Dear all...I posted way back in April this year. I do not post regularly but I do read all the new posts in this group. I do feel you guys. Come Dec 15, it will be 9 months since my mum passed on.  I was her caregiver for almost 11 years. She lived me with me. Never a day went by, without me crying or bawling for her. Her bedroom is intact and clothes still in her wardrobe. I hug her clothes and call out for her. Sometimes, I sleep on her bed. I dress up her bolster in her clothes and hug them tight as I go to bed. I have not let her go. How to? When she always had my back for more than five decades. She saw me taking my first breath and I was the only one  who saw her taking the last breath. That itself was very traumatic. My siblings tell me to move on...she is in a better place...her sufferings are over. Maybe but my mum's death has burnt my heart and killed my spirit. Everyday, I just go through the motions. The day my mum died, I 'died'. She was more than a mother to me. I feel like I lost my best friend forever. She is my true love...unconditional! 

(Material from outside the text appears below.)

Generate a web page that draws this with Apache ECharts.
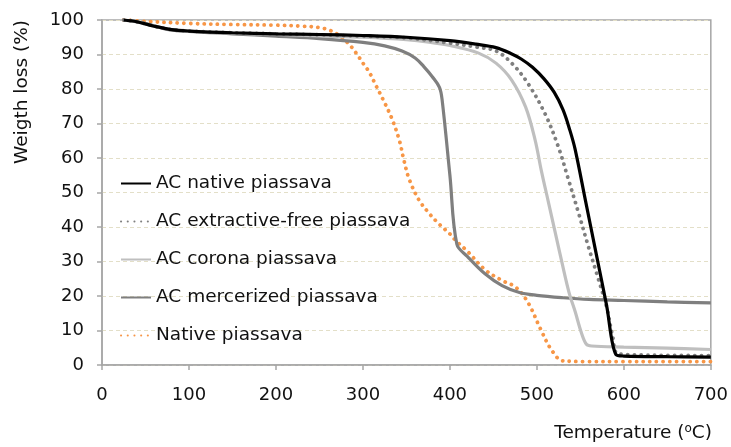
<!DOCTYPE html>
<html>
<head>
<meta charset="utf-8">
<script src="https://cdn.jsdelivr.net/npm/echarts@6/dist/echarts.min.js"></script>
<style>html,body{margin:0;padding:0;background:#fff;}#c{width:731px;height:447px;}</style>
</head>
<body>
<div id="c"></div>
<script>
const seriesNames = ['AC native piassava','AC extractive-free piassava','AC corona piassava','AC mercerized piassava','Native piassava'];
const xTicks = [0,100,200,300,400,500,600,700];
const yTicks = [0,10,20,30,40,50,60,70,80,90,100];

const acNative = [[25,100],[40,99.5],[60,98.2],[80,97.2],[100,96.8],[150,96.3],[200,96],[250,95.8],[300,95.5],[350,95],[400,94],[430,93],[453,92],[470,90.3],[482,88.7],[495,86.3],[508,83],[520,79],[530,74],[538,68],[544,62.5],[556,47.5],[568,32.5],[580,17.5],[591,3],[600,2.6],[650,2.4],[700,2.3]];
const acExtractiveFree = [[25,100],[40,99.5],[60,98.2],[80,97.2],[100,96.8],[150,96.3],[200,96],[250,95.7],[300,95.3],[350,94.8],[400,93.3],[430,92.2],[453,91],[471,87.5],[490,81.5],[510,72.5],[525,63],[536,54],[548,44],[559,34.5],[570,25.5],[580,17],[587,8.5],[593,3.3],[620,2.9],[650,2.8],[700,2.7]];
const acCorona = [[25,100],[40,99.5],[60,98.2],[80,97.2],[100,96.7],[150,96.2],[200,95.8],[250,95.4],[300,95],[350,94.3],[376,93.6],[400,92.6],[433,90.4],[453,87.5],[471,82.6],[487,74.8],[498,65.2],[505,56.5],[513,47.5],[521,38.5],[529,29.5],[537,21],[544,15.5],[551,9.5],[557,6],[563,5.5],[600,5.2],[650,4.9],[700,4.5]];
const acMercerized = [[25,100],[50,99],[75,97.3],[100,96.7],[150,96],[200,95.3],[250,94.6],[300,93.5],[325,92.5],[345,91],[360,89],[370,86.5],[380,83.5],[388,80.5],[391,77],[400,55],[408,35],[420,31.5],[440,26.5],[460,23],[480,21],[500,20.2],[530,19.5],[560,19],[600,18.7],[650,18.3],[700,18]];
const nativePiassava = [[25,100],[50,99.6],[100,99],[150,98.7],[200,98.5],[230,98.2],[250,97.8],[262,97],[273,95.5],[284,93],[292,90.5],[300,87.5],[307,85],[315,81],[325,76],[334,71],[342,65],[347,59.5],[353,54],[364,48],[376,44],[387,41],[400,38],[407,36],[420,33],[441,27.5],[460,24.5],[476,22.5],[490,18],[505,10],[517,4.3],[530,1.2],[560,1],[600,1],[650,1],[700,1]];

const seriesData = [acNative, acExtractiveFree, acCorona, acMercerized, nativePiassava];
const colors = ['#000000','#7f7f7f','#bfbfbf','#7f7f7f','#f79646'];
const dotted = [false,true,false,false,true];

const chart = echarts.init(document.getElementById('c'), null, {renderer:'canvas'});
const font = '"DejaVu Sans", sans-serif';

chart.setOption({
  animation: false,
  grid: {left:102, right:19, top:20, bottom:82, show:true, borderColor:'#a6a6a6', borderWidth:1.5},
  legend: {
    orient:'vertical', left:115, top:169, itemWidth:30, itemHeight:14, itemGap:19,
    data: seriesNames,
    itemStyle:{opacity:0},
    textStyle:{fontFamily:font, fontSize:18.5, color:'#111'}
  },
  xAxis: {
    type:'value', min:0, max:700, interval:100,
    axisLine:{show:true, lineStyle:{color:'#a6a6a6', width:1.5}},
    axisTick:{show:true, length:5, lineStyle:{color:'#a6a6a6', width:1.5}},
    axisLabel:{fontFamily:font, fontSize:18, color:'#111', margin:21,
      formatter: v => xTicks.includes(v) ? String(v) : ''},
    splitLine:{show:false}
  },
  yAxis: {
    type:'value', min:0, max:100, interval:10,
    axisLine:{show:true, lineStyle:{color:'#a6a6a6', width:1.5}},
    axisTick:{show:true, length:5, lineStyle:{color:'#a6a6a6', width:1.5}},
    axisLabel:{fontFamily:font, fontSize:18, color:'#111', margin:18,
      formatter: v => yTicks.includes(v) ? String(v) : ''},
    splitLine:{show:true, lineStyle:{color:'#e3dfc8', type:[4,3], width:1.2}}
  },
  graphic: [
    {type:'text', x:22, y:92, rotation:Math.PI/2,
      style:{text:'Weigth loss (%)', font:'18.5px '+font, fill:'#111', align:'center', verticalAlign:'middle'}},
    {type:'text', x:712, y:433,
      style:{text:'{n|Temperature (}{s|o}{n|C)}', align:'right', verticalAlign:'middle',
        rich:{n:{fontFamily:font, fontSize:18.5, fill:'#111', color:'#111'},
              s:{fontFamily:font, fontSize:12, fill:'#111', color:'#111', verticalAlign:'top', padding:[0,0,8,0]}}}}
  ],
  series: seriesNames.map((name,i)=>({
    name, type:'line', data: seriesData[i], showSymbol:false, symbol:'none',
    smooth:0.35,
    z: 10 - i,
    color: colors[i],
    lineStyle:{color:colors[i], width: dotted[i] ? 3.8 : 3.2, type: dotted[i] ? [0.1,6.6] : 'solid', cap: dotted[i] ? 'round' : 'butt'}
  }))
});
</script>
</body>
</html>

Comment by Brett Bowman on November 23, 2018 at 9:51am

I said thank you to my mom over and over in the last days. I still feel horrible.

Comment by Avi on November 23, 2018 at 6:33am

I also never paid gratitude to  my mom for what all she did for me. Took her for granted. I wish I could go back in time and pay thanks to my mother but unfortunately this will not happen. 

Comment by Theresa on November 23, 2018 at 5:41am

Thank Crystal, I hate Holidays, glad its over too....

Comment by Crystal K on November 23, 2018 at 2:20am

Hi guys just sending my love and prayers to everyone this holiday season. These times can be especially difficult. Im glad Thanksgiving is over. It wasnt a good day for me. My aloha to everyone ❤️❤️❤️ 

Comment by Theresa on November 21, 2018 at 8:14pm
That’s exactly right Brett
I see my mom in me every day and I’m proud of that. my mother worked hard every day of her life so that I would have a good life and I never got to thank her
The best I can do is let her look down and be proud of the daughter she raised
Comment by Brett Bowman on November 21, 2018 at 7:38pm

Thank You!! That choked me up a little bit. My mom and I were a matched set though. It's hard to imagine one without the other. I still can't imagine it.